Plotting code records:

[BEGIN]

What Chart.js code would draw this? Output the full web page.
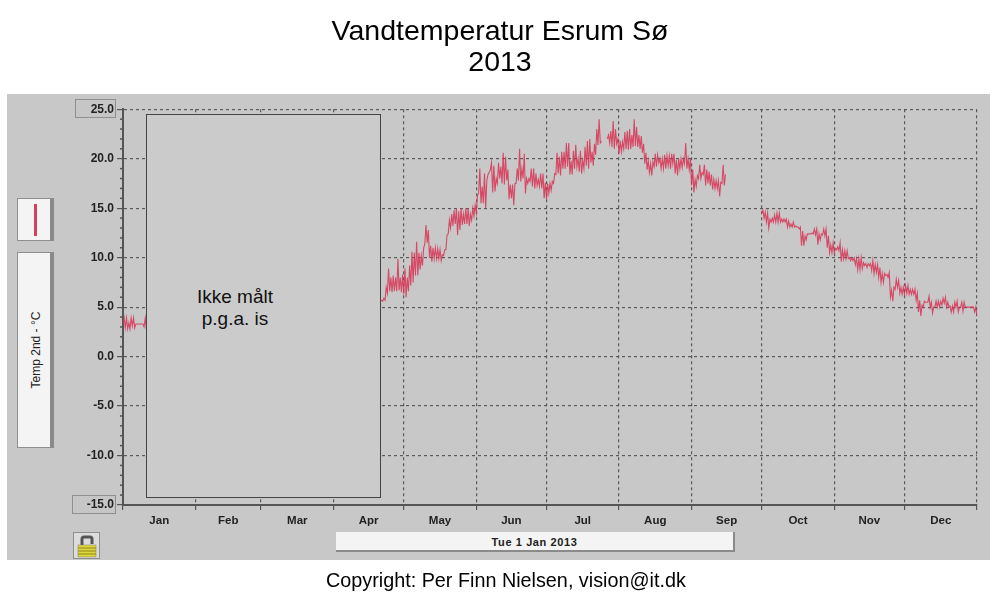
<!DOCTYPE html>
<html>
<head>
<meta charset="utf-8">
<title>Vandtemperatur Esrum Sø 2013</title>
<script src="https://cdn.jsdelivr.net/npm/chart.js@4"></script>
<style>
body { margin: 0; background: #fff; overflow: hidden; font-family: "Liberation Sans", Arial, sans-serif; }
.abs { position: absolute; box-sizing: border-box; }
#panel { left: 7px; top: 94px; width: 983px; height: 466px; background: #c8c8c8; }
#chartWrap { left: 0; top: 0; width: 1000px; height: 596px; }
.valbox { border: 1px solid #8f8f8f; background: #c6c6c6; }
.btn { background: #f4f4f4; border: 1px solid #8f8f8f; border-right: 4px solid #8a8a8a; }
#noData { left: 146px; top: 114px; width: 235px; height: 384px; background: #cbcbcb; border: 1px solid #444; }
#noDataText { left: 170px; top: 286px; width: 130px; text-align: center; font-size: 19px; line-height: 22px; color: #111; }
#legendMark { left: 34px; top: 204px; width: 3px; height: 32px; background: #d4405f; }
#axisName { left: -14px; top: 342px; width: 100px; text-align: center; font-size: 12px; line-height: 16px; color: #222; transform: rotate(-90deg); }
#dateBar { left: 336px; top: 532px; width: 399px; height: 20px; background: #f4f4f4; border-right: 2px solid #8a8a8a; border-bottom: 2px solid #8a8a8a; text-align: center; font-size: 11px; font-weight: bold; line-height: 20px; letter-spacing: 0.6px; color: #222; }
#lock { left: 73px; top: 532px; width: 27px; height: 27px; background: #dcdcdc; border: 1px solid #8f8f8f; }
#copyright { left: 326px; top: 569px; font-size: 19.8px; line-height: 23px; white-space: nowrap; color: #000; }
</style>
</head>
<body>
<div class="abs" id="panel"></div>
<div class="abs valbox" style="left:75px;top:99px;width:41px;height:19px"></div>
<div class="abs valbox" style="left:72px;top:495px;width:44px;height:19px"></div>
<div class="abs" id="chartWrap"><canvas id="chart" width="1000" height="596"></canvas></div>
<div class="abs" id="noData"></div>
<div class="abs" id="noDataText">Ikke målt<br>p.g.a. is</div>
<div class="abs btn" style="left:17px;top:198px;width:37px;height:43px"></div>
<div class="abs" id="legendMark"></div>
<div class="abs btn" style="left:17px;top:252px;width:37px;height:196px"></div>
<div class="abs" id="axisName">Temp 2nd - °C</div>
<div class="abs" id="dateBar">Tue 1 Jan 2013</div>
<div class="abs" id="copyright">Copyright: Per Finn Nielsen, vision@it.dk</div>
<div class="abs" id="lock">
<svg width="25" height="25" viewBox="0 0 25 25">
<path d="M8 14V6q0-2 2-2h6q2 0 2 2v5" fill="none" stroke="#555" stroke-width="3"/>
<rect x="4" y="12" width="18" height="12" fill="#e0d838" stroke="#777" stroke-width="0.5"/>
<path d="M4 15h18M4 18h18M4 21h18" stroke="#8a8620" stroke-width="1"/>
</svg>
</div>

<script>
const monthNames = ['Jan', 'Feb', 'Mar', 'Apr', 'May', 'Jun', 'Jul', 'Aug', 'Sep', 'Oct', 'Nov', 'Dec'];
const monthStarts = [0, 31, 59, 90, 120, 151, 181, 212, 243, 273, 304, 334, 365];
const yMajorTicks = [-15, -10, -5, 0, 5, 10, 15, 20, 25];

// temperatures, low then high for each day
const janStart = 0;
const janTemps = [3.3,3.9, 2.9,3.9, 2.8,3.4, 2.8,3.9, 3.1,3.9, 2.9,3.3, 3.3,3.3, 3.3,3.3, 3.3,3.3, 3.0,3.9, 2.8,3.3];

const springStart = 110;
const springTemps = [
  5.6,5.7, 5.6,5.9, 5.7,7.0, 6.4,8.9, 6.6,8.0, 6.5,8.2, 6.6,8.0, 6.6,9.9, 6.7,8.0, 6.5,8.3,
  6.3,8.9, 6.0,8.0, 6.6,9.2, 7.2,10.6, 7.5,10.5, 8.2,11.6, 8.2,10.5, 8.8,10.2, 9.2,11.0, 11.4,13.3,
  11.5,12.8, 10.0,11.2, 9.6,11.0, 9.9,11.0, 9.9,10.9, 9.9,10.8, 9.7,10.3, 10.2,10.8, 10.8,12.3, 12.4,13.8,
  13.0,14.4, 13.2,14.8, 13.4,15.0, 12.3,14.7, 12.8,15.0, 13.3,14.4, 13.4,15.0, 13.4,15.0, 13.2,14.4, 13.8,15.0,
  14.2,15.3, 14.5,16.3, 16.5,19.0, 15.5,17.2, 15.5,18.5, 15.0,17.8, 18.4,18.6, 18.9,19.6, 16.6,19.3, 16.7,18.0,
  17.5,19.6, 18.0,19.2, 17.5,20.6, 17.4,20.2, 17.8,18.9, 15.9,17.4, 16.0,17.4, 15.3,17.5, 17.5,19.0, 17.8,21.0,
  17.7,19.0, 18.0,20.5, 16.5,18.0, 17.5,18.0, 17.7,19.0, 17.2,19.0, 17.0,18.5, 17.3,17.9, 17.2,18.5, 17.0,18.5,
  16.0,17.6, 15.9,17.5, 16.5,17.5, 16.8,17.7, 17.5,18.5, 18.4,20.6, 18.5,20.2, 18.3,20.7, 19.0,20.7, 19.0,21.6,
  19.2,21.6, 18.4,19.8, 18.4,20.8, 19.0,21.4, 19.2,20.0, 18.7,20.8, 18.5,19.8, 19.0,21.2, 19.3,21.8, 19.0,22.0,
  19.6,20.7, 19.3,21.5, 20.4,23.0, 21.4,24.0, 21.6,21.8
];

const summerStart = 207;
const summerTemps = [
  22.0,22.4, 21.6,22.8, 21.2,23.8, 21.0,23.0, 21.5,22.0, 20.5,21.8, 20.7,21.7, 21.0,22.7, 21.0,22.8, 20.9,23.0,
  21.0,22.4, 21.2,24.0, 21.3,23.2, 21.2,22.4, 21.0,22.3, 20.6,21.5, 19.5,20.6, 18.9,19.8, 18.6,19.5, 18.3,19.7,
  19.2,20.5, 19.2,20.4, 19.6,20.0, 19.0,20.0, 19.0,20.4, 19.0,20.3, 19.3,20.3, 19.0,20.5, 19.5,20.5, 18.5,19.9,
  18.3,20.0, 19.0,20.0, 19.1,20.0, 19.5,21.6, 19.0,20.0, 18.9,20.0, 17.3,18.9, 16.6,17.9, 17.2,18.3, 18.0,19.4,
  18.0,18.6, 18.4,19.4, 17.3,18.9, 17.5,18.7, 17.3,18.4, 16.9,17.9, 17.0,17.8, 17.0,17.8, 16.2,17.6, 17.5,19.4,
  17.3,18.4
];

const autumnStart = 273;
const autumnTemps = [
  14.5,14.8, 14.0,14.6, 13.6,14.5, 13.0,13.9, 13.6,14.0, 13.6,14.3, 13.6,14.5, 13.6,14.5, 13.6,13.9, 13.6,13.9,
  13.6,13.9, 13.1,13.7, 13.1,13.4, 13.1,13.6, 13.1,13.2, 13.1,13.1, 12.9,13.1, 11.2,12.7, 11.2,12.2, 11.8,12.4,
  12.4,12.4, 12.4,12.5, 12.4,12.9, 12.3,12.9, 11.3,12.4, 11.8,12.4, 12.3,12.9, 12.2,12.9, 11.0,12.2, 10.5,11.3,
  10.5,11.5, 10.5,10.9, 10.8,11.1, 10.7,11.5, 9.6,10.8, 9.9,10.7, 9.9,10.7, 9.9,10.0, 9.7,10.0, 9.7,10.0,
  9.3,9.9, 8.8,9.9, 8.8,10.0, 8.9,9.5, 9.2,9.4, 9.0,9.4, 9.2,9.4, 8.7,9.7, 8.4,9.3, 8.5,9.3,
  8.0,9.0, 7.5,8.4, 7.5,8.4, 8.2,8.3, 8.0,8.5, 6.0,6.7, 5.6,7.0, 6.8,7.8, 7.0,7.7, 6.4,7.0,
  6.3,7.0, 6.3,7.2, 6.4,7.2, 6.3,6.8, 6.3,6.8, 6.3,6.8, 5.7,6.4, 4.5,5.7, 4.1,5.2, 5.0,5.6,
  5.5,5.5, 5.5,6.1, 5.0,5.5, 4.4,5.0, 5.0,5.6, 5.0,5.6, 5.0,5.6, 5.2,5.9, 5.4,6.0, 5.0,5.5,
  5.0,5.1, 4.5,5.1, 4.5,5.5, 5.0,5.6, 4.5,5.0, 5.0,5.5, 4.6,5.5, 5.0,5.0, 5.0,5.0, 5.0,5.0,
  5.0,5.0, 4.5,5.0, 4.1,4.6
];

function buildPoints() {
  const points = [];
  const segments = [[janStart, janTemps], [springStart, springTemps], [summerStart, summerTemps], [autumnStart, autumnTemps]];
  segments.forEach(([start, temps]) => {
    temps.forEach((t, i) => points.push({ x: start + i / 2, y: t }));
    points.push({ x: start + temps.length / 2, y: null });
  });
  return points;
}

// month ticks plus a tick in the middle of each month, which only carries the label
const xTicks = [];
monthNames.forEach((m, i) => {
  xTicks.push({ value: monthStarts[i] });
  xTicks.push({ value: (monthStarts[i] + monthStarts[i + 1]) / 2 });
});
xTicks.push({ value: 365 });

const minorTicks = {
  id: 'minorTicks',
  afterDatasetsDraw(chart) {
    const y = chart.scales.y, ctx = chart.ctx;
    ctx.save();
    ctx.strokeStyle = '#555';
    ctx.lineWidth = 1.5;
    for (let v = y.min; v <= y.max; v++) {
      if (yMajorTicks.includes(v)) continue;
      const py = y.getPixelForValue(v);
      ctx.beginPath();
      ctx.moveTo(y.right - 3, py);
      ctx.lineTo(y.right, py);
      ctx.stroke();
    }
    ctx.restore();
  }
};

const isLabelTick = ctx => ctx.index % 2 === 1;

new Chart(document.getElementById('chart'), {
  type: 'line',
  data: {
    datasets: [{
      label: 'Temp 2nd - °C',
      data: buildPoints(),
      borderColor: 'rgba(216,50,84,0.85)',
      borderWidth: 1.1,
      pointRadius: 0,
      tension: 0,
      spanGaps: false
    }]
  },
  options: {
    responsive: false,
    animation: false,
    plugins: {
      legend: { display: false },
      tooltip: { enabled: false },
      title: {
        display: true,
        text: ['Vandtemperatur Esrum Sø', '2013'],
        color: '#000',
        font: { family: 'Liberation Sans', size: 28.5, weight: 'normal', lineHeight: 1.11 },
        padding: { top: 16, bottom: 30 }
      }
    },
    scales: {
      x: {
        type: 'linear',
        min: 0,
        max: 365,
        afterBuildTicks: scale => { scale.ticks = xTicks.map(t => ({ ...t })); },
        afterFit: scale => { scale.height = 91; },
        border: { color: '#555', width: 2, dash: [3, 3] },
        grid: {
          color: ctx => isLabelTick(ctx) ? 'transparent' : '#5a5a5a',
          tickColor: ctx => isLabelTick(ctx) ? 'transparent' : '#555',
          tickLength: 5,
          tickBorderDash: [],
          lineWidth: 1.2
        },
        ticks: {
          autoSkip: false,
          maxRotation: 0,
          padding: 4,
          color: '#222',
          font: { family: 'Liberation Sans', size: 11.5, weight: 'bold' },
          callback: (v, i) => i % 2 === 1 ? monthNames[(i - 1) / 2] : ''
        }
      },
      y: {
        min: -15,
        max: 25,
        afterFit: scale => { scale.width = 123; },
        border: { color: '#555', width: 2, dash: [3, 3] },
        grid: {
          color: '#5a5a5a',
          tickColor: '#555',
          tickLength: 6,
          tickBorderDash: [],
          lineWidth: 1.2
        },
        ticks: {
          stepSize: 5,
          padding: 3,
          color: '#222',
          font: { family: 'Liberation Sans', size: 12, weight: 'bold' },
          callback: v => v.toFixed(1)
        }
      },
      // empty axis, keeps the margin right of the plot without moving the title
      rightMargin: {
        position: 'right',
        afterFit: scale => { scale.width = 23; },
        grid: { display: false },
        border: { display: false },
        ticks: { display: false }
      }
    }
  },
  plugins: [minorTicks]
});
</script>
</body>
</html>
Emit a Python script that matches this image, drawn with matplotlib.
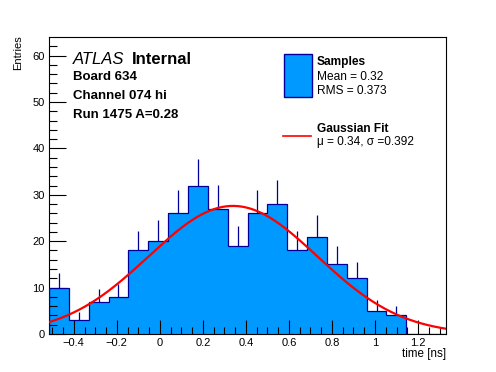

[END]

THE TASK: Say how many lines in the records hold "this", with the number as the whole reply.

EXPECTED ANSWER: 2